- _GIVEN DATA_:

• • • •

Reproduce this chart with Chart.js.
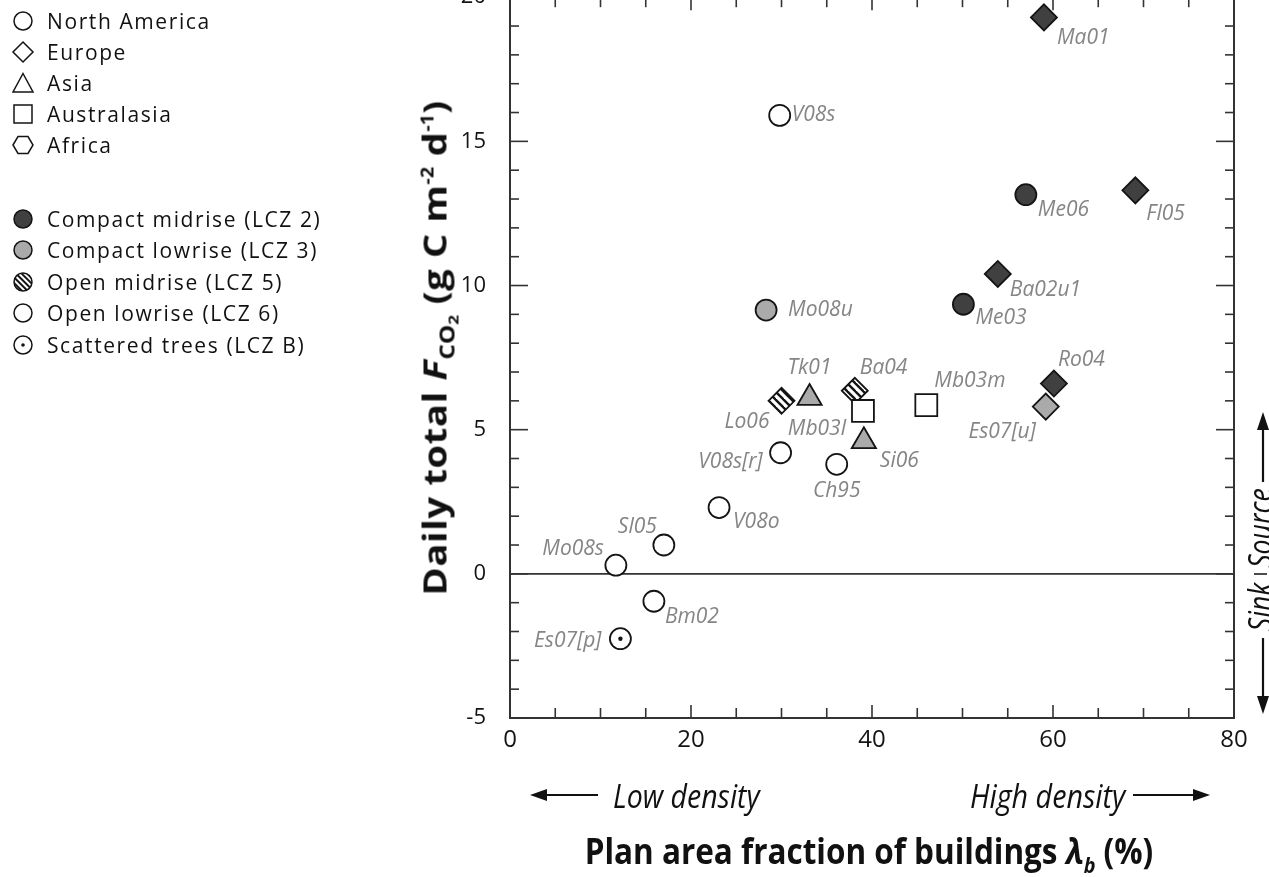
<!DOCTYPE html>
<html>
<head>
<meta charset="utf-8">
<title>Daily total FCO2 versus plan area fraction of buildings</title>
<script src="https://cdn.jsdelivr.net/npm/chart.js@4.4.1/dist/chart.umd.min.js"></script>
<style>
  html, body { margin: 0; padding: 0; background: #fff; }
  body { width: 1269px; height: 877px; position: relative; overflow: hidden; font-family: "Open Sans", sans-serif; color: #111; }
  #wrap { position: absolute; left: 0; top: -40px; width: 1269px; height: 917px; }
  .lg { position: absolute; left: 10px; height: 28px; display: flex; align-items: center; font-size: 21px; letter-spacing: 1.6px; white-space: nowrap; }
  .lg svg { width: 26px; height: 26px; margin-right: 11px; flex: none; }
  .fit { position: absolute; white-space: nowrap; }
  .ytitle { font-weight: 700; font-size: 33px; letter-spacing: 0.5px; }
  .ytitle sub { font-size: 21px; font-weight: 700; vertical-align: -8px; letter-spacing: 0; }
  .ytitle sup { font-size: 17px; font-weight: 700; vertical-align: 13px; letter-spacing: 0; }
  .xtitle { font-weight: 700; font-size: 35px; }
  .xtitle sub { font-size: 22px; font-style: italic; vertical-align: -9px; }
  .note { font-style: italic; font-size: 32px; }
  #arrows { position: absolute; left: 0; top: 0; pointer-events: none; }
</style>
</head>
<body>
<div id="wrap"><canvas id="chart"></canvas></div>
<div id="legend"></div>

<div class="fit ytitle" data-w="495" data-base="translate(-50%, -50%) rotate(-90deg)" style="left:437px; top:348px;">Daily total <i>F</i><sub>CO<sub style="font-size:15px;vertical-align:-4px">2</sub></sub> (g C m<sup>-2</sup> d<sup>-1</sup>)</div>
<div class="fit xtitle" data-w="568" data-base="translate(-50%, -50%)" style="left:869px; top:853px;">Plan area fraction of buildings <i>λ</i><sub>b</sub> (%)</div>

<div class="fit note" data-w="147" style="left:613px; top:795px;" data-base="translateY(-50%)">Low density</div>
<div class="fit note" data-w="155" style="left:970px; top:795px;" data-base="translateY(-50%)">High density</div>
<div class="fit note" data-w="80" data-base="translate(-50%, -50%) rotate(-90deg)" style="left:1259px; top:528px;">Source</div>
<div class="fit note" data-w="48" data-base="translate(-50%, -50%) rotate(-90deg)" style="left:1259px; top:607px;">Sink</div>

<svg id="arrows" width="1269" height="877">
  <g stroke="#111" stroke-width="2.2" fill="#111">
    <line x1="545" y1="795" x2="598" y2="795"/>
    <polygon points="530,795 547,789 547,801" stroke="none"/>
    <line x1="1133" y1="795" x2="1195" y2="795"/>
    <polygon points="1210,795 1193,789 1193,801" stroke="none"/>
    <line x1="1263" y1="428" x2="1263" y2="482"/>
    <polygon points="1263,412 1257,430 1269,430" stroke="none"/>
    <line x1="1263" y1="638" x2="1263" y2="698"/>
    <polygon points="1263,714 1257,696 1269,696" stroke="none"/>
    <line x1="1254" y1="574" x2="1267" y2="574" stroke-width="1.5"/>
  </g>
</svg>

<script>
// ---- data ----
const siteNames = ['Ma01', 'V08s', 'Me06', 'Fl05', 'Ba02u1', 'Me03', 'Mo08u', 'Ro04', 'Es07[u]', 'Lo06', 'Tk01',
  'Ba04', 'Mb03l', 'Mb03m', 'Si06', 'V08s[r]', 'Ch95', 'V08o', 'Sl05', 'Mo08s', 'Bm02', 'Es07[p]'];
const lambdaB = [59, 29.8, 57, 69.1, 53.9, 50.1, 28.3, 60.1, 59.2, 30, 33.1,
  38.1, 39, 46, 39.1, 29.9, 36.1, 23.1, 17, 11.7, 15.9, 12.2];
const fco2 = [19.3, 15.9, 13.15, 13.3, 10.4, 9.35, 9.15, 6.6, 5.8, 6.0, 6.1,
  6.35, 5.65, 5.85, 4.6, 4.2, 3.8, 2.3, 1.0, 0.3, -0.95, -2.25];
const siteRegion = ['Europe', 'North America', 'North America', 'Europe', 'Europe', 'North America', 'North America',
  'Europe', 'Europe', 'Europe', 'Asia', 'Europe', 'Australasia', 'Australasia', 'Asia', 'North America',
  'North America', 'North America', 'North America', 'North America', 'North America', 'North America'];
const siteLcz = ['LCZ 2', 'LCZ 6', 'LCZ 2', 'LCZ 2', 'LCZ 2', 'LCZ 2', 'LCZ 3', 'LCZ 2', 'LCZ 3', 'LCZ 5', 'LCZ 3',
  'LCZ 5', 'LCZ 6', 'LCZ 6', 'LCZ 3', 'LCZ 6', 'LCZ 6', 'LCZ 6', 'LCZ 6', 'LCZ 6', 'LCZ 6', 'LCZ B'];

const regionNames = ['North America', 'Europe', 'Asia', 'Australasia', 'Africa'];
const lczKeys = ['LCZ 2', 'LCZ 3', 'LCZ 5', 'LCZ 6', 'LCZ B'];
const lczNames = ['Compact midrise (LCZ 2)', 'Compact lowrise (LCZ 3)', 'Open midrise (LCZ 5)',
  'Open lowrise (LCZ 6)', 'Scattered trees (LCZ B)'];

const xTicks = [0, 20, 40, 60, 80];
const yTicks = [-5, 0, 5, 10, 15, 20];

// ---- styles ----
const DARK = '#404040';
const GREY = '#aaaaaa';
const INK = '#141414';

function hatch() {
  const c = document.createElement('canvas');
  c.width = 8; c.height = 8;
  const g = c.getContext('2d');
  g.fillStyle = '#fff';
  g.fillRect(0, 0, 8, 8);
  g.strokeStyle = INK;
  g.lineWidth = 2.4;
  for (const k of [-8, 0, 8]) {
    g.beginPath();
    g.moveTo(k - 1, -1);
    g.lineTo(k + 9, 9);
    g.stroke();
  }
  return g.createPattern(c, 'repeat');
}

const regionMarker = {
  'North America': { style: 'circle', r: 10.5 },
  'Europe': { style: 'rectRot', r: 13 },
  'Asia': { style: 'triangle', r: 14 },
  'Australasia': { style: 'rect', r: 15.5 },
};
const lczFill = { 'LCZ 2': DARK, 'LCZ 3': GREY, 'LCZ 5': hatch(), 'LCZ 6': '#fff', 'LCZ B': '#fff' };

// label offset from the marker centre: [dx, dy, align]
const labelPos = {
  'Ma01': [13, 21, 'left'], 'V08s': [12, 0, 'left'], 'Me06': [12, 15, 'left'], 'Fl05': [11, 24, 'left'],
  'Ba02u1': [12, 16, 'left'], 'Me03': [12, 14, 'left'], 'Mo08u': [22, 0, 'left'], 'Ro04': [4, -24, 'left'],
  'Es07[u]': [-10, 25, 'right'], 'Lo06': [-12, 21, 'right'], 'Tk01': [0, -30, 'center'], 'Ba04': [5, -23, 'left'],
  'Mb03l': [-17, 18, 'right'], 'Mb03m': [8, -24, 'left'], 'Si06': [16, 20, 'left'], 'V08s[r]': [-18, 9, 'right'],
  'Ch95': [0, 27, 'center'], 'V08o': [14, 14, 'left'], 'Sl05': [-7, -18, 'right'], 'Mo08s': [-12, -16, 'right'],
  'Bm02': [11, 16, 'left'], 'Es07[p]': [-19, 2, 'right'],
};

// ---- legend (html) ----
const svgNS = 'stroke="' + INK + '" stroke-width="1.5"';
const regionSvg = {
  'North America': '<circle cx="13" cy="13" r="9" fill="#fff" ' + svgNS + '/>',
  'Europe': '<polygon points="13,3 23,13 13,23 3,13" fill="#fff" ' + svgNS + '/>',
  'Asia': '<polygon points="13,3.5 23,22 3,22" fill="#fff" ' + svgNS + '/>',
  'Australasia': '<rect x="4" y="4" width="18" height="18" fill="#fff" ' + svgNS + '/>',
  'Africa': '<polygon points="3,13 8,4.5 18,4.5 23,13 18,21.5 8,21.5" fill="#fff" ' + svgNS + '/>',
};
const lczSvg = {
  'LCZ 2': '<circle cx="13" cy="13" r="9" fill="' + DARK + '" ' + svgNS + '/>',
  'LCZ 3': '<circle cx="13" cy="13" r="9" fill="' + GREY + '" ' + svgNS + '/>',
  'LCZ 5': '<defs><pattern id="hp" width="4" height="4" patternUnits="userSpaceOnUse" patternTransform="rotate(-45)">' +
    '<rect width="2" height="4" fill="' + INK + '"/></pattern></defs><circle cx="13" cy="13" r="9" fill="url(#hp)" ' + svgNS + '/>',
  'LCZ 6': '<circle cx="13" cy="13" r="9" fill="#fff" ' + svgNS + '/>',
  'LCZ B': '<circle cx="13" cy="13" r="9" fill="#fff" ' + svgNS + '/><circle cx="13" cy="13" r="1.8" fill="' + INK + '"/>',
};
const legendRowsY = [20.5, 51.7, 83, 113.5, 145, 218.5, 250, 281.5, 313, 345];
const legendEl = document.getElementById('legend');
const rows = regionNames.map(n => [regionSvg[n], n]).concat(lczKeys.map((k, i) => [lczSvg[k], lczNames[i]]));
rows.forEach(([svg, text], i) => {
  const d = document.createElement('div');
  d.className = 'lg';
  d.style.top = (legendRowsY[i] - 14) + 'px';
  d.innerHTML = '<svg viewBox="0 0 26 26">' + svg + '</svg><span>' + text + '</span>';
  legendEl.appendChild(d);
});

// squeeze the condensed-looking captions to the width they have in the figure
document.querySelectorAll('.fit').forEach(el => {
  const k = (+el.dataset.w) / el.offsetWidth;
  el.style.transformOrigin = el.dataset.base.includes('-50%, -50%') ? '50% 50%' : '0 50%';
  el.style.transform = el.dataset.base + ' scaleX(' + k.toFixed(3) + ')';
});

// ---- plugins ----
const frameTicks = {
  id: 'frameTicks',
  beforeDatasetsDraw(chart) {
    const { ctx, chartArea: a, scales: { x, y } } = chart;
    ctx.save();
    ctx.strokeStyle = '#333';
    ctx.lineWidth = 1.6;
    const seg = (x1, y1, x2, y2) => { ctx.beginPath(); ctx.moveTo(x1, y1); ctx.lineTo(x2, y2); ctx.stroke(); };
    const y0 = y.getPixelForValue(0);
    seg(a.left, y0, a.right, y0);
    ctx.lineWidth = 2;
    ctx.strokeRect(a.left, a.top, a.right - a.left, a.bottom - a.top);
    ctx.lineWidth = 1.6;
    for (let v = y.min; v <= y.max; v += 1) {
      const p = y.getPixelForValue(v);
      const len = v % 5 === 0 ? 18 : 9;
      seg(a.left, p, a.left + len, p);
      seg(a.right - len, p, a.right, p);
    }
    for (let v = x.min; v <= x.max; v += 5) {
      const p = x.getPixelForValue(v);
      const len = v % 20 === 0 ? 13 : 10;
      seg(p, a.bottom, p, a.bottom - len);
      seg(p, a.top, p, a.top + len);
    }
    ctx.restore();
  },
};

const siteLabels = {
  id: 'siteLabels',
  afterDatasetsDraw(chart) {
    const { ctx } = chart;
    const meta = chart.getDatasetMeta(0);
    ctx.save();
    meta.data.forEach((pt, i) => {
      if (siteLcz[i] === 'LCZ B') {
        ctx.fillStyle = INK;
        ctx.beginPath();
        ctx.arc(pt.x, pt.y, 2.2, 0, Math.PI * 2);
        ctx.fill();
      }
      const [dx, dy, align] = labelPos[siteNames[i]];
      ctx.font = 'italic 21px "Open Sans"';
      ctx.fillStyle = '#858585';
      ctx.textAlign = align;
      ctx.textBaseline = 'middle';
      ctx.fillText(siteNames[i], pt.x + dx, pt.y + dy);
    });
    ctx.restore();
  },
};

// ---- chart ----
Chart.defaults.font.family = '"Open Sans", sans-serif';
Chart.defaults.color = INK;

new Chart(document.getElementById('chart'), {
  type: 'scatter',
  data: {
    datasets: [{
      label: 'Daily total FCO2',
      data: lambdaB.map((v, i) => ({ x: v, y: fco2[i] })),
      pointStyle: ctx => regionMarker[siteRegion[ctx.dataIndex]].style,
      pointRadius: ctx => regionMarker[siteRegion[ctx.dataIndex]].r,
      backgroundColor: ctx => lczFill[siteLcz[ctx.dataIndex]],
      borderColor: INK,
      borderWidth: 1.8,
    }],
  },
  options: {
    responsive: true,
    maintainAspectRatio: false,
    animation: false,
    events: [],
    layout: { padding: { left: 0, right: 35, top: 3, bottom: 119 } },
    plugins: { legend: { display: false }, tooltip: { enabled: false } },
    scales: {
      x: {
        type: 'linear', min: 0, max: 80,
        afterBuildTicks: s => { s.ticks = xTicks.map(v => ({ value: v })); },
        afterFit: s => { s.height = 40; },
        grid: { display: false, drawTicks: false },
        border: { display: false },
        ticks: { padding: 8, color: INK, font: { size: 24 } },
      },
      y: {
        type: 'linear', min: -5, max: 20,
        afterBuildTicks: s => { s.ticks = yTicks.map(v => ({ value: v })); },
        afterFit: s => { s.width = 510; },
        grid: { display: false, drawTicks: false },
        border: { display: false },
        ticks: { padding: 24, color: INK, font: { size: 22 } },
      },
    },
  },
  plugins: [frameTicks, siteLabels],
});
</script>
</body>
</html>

• • • •

- _PROBLEM DESCRIPTION_: Repeat the lines above, starting at the first and stopping after the line that holds "buildings <i>λ</i><sub>b</sub> (%)</div>", with the pictures left out.

- _EXERCISE RESULT_:
Reproduce this chart with Chart.js.
<!DOCTYPE html>
<html>
<head>
<meta charset="utf-8">
<title>Daily total FCO2 versus plan area fraction of buildings</title>
<script src="https://cdn.jsdelivr.net/npm/chart.js@4.4.1/dist/chart.umd.min.js"></script>
<style>
  html, body { margin: 0; padding: 0; background: #fff; }
  body { width: 1269px; height: 877px; position: relative; overflow: hidden; font-family: "Open Sans", sans-serif; color: #111; }
  #wrap { position: absolute; left: 0; top: -40px; width: 1269px; height: 917px; }
  .lg { position: absolute; left: 10px; height: 28px; display: flex; align-items: center; font-size: 21px; letter-spacing: 1.6px; white-space: nowrap; }
  .lg svg { width: 26px; height: 26px; margin-right: 11px; flex: none; }
  .fit { position: absolute; white-space: nowrap; }
  .ytitle { font-weight: 700; font-size: 33px; letter-spacing: 0.5px; }
  .ytitle sub { font-size: 21px; font-weight: 700; vertical-align: -8px; letter-spacing: 0; }
  .ytitle sup { font-size: 17px; font-weight: 700; vertical-align: 13px; letter-spacing: 0; }
  .xtitle { font-weight: 700; font-size: 35px; }
  .xtitle sub { font-size: 22px; font-style: italic; vertical-align: -9px; }
  .note { font-style: italic; font-size: 32px; }
  #arrows { position: absolute; left: 0; top: 0; pointer-events: none; }
</style>
</head>
<body>
<div id="wrap"><canvas id="chart"></canvas></div>
<div id="legend"></div>

<div class="fit ytitle" data-w="495" data-base="translate(-50%, -50%) rotate(-90deg)" style="left:437px; top:348px;">Daily total <i>F</i><sub>CO<sub style="font-size:15px;vertical-align:-4px">2</sub></sub> (g C m<sup>-2</sup> d<sup>-1</sup>)</div>
<div class="fit xtitle" data-w="568" data-base="translate(-50%, -50%)" style="left:869px; top:853px;">Plan area fraction of buildings <i>λ</i><sub>b</sub> (%)</div>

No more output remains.